— start —

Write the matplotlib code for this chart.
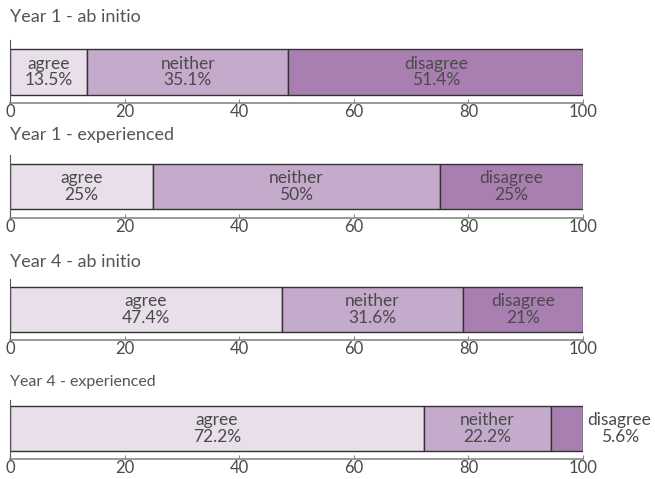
import matplotlib
matplotlib.use("Agg")
import matplotlib.pyplot as plt

# Data
groups = ["Year 1 - ab initio", "Year 1 - experienced",
          "Year 4 - ab initio", "Year 4 - experienced"]
categories = ["agree", "neither", "disagree"]
agree = [13.5, 25, 47.4, 72.2]
neither = [35.1, 50, 31.6, 22.2]
disagree = [51.4, 25, 21, 5.6]
value_labels = [["13.5%", "35.1%", "51.4%"],
                ["25%", "50%", "25%"],
                ["47.4%", "31.6%", "21%"],
                ["72.2%", "22.2%", "5.6%"]]
ticks = [0, 20, 40, 60, 80, 100]

colors = ["#e8dfea", "#c4aacb", "#a97fb1"]
plt.rcParams['font.family'] = ['Lato', 'DejaVu Sans']

W, H = 655, 479
fig = plt.figure(figsize=(W / 100, H / 100), dpi=100)

# (axes top px, axes bottom px, bar top px, bar bottom px, title y px, title size)
layout = [(40, 103, 49, 95, 17, 13),
          (155, 218, 164, 209, 135, 13),
          (279, 340, 287, 332, 262, 13),
          (400, 459, 406, 451, 382, 11.5)]

x0, x1 = 10, 583
for i, (top, bot, btop, bbot, ty, tsize) in enumerate(layout):
    ax = fig.add_axes([x0 / W, 1 - bot / H, (x1 - x0) / W, (bot - top) / H])
    ax.set_xlim(0, 100)
    ax.set_ylim(0, 1)
    ybottom = (bot - bbot) / (bot - top)
    height = (bbot - btop) / (bot - top)
    vals = [agree[i], neither[i], disagree[i]]
    left = 0
    for j, v in enumerate(vals):
        ax.barh(ybottom, v, height=height, left=left, align='edge',
                color=colors[j], edgecolor='#333333', linewidth=1.0)
        txt = categories[j] + "\n" + value_labels[i][j]
        xpos = left + v / 2 if v >= 8 else 106.4
        ax.text(xpos, ybottom + height / 2, txt, ha='center', va='center',
                fontsize=12.5, color='#4a4a4a', linespacing=1.05,
                clip_on=False)
        left += v
    for s in ['top', 'right']:
        ax.spines[s].set_visible(False)
    ax.spines['left'].set_color('#555555')
    ax.spines['left'].set_linewidth(0.8)
    ax.spines['bottom'].set_color('#888888')
    ax.spines['bottom'].set_linewidth(1.2)
    ax.set_yticks([])
    ax.set_xticks(ticks)
    ax.tick_params(axis='x', direction='in', length=3, colors='#888888',
                   labelcolor='#4a4a4a', labelsize=12, pad=1)
    fig.text(x0 / W, 1 - ty / H, groups[i], ha='left', va='center',
             fontsize=tsize, color='#555555')

fig.savefig("out.png", dpi=100)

— end —

Select, from the listing, all lines that include the word "matplotlib".

Write the matplotlib code for this chart.
import matplotlib
matplotlib.use("Agg")
import matplotlib.pyplot as plt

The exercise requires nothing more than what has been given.